Bring Back the Permanent Campaign!
by cire32, Mon Feb 02, 2009 at 04:30:32 AM EST
During the Clinton and Bush years, people frequently bemoaned the 'permanent campaign', the notion of continuing a full blown campaign even after you've won office, and the coarse atmosphere they claimed it inflicted on Washington. But as we've witnessed the failure of Team Obama and congressional democrats to beat the GOP in the media wars and ultimately to win bi-partisan support and ownership of Obama's stimulus plan shows, its necessary. Maybe because he campaigned on changing the hostile culture in Washington, Obama has neglected to bring his vaunted campaign style to the White House. Whatever the reason, its clearly becoming an issue.
Many of us recall that throughout the 2008 campaign, the Obama campaign was continuously lauded for its preternatural campaign discipline, polished management style and coherent campaign message. But these qualities are glaringly absent from the Obama administration and democratic leadership's strategy in support of the stimulus plan. At times it appears that they don't even have one.

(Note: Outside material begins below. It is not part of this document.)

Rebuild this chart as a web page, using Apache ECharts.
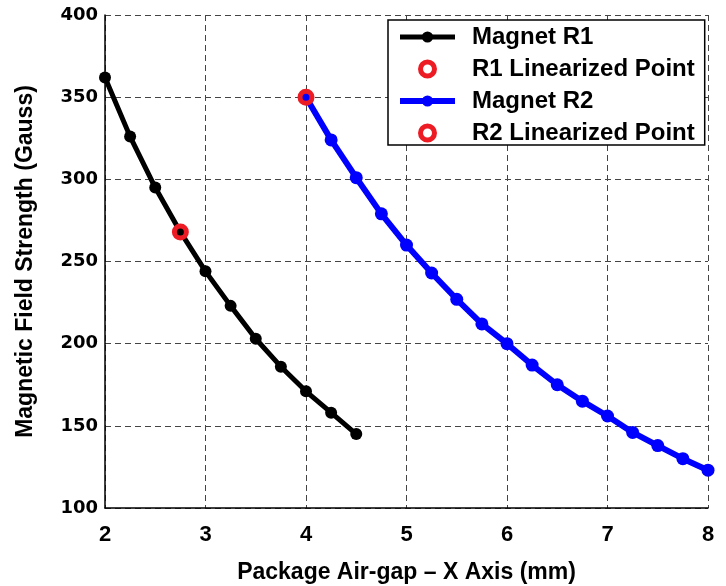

To be fair the stimulus bill's passing through the house of representatives last week was a success but the democrats large majority in congress pretty much guaranteed it passage. The part that should concern everyone is its failure to get bi-partisan support after Team Obama publicly promised to do just that. Why make the promise if you obviously didn't have the votes? And why set such an ambitious goal if you're not going to mount a cogent media campaign. It seemed direction less. Not at all like the 2008 campaign.
The failure to continue a full force and well messaged campaign in support of the bill came across as painfully amateur and allowed the GOP and the media to go on a tear--giving them both an ample amount of mud to sling. It also helped the GOP carve out a reason to oppose the bill.
Did Obama's team think his dinners and parties would sufficient to win bi-partisan support? Or did they think the publics support of the bill would be enough to smack down nay sayers and
convince congressional republicans get on board? Or is this apart of Obama trying naively to 'change' Washington through the shear force of his personality?
Most congressional republicans team Obama tried to win over were from overwhelmingly conservative districts and didn't give a hoot if the bill passed and the few moderates obviously felt that the GOP sufficiently damaged the bill that they could withhold their support.
There was clearly a failure to prepare, organize and execute a campaign on the part of the Obama administration and the congressional democrats and its led to embarrassment and an emboldened opposition.
So maybe its times Obama quit trying to reject the old ways of Washington or charm an institution into supporting him. Maybe Obama should take a page from Clinton and Bush and bring back the permanent campaign.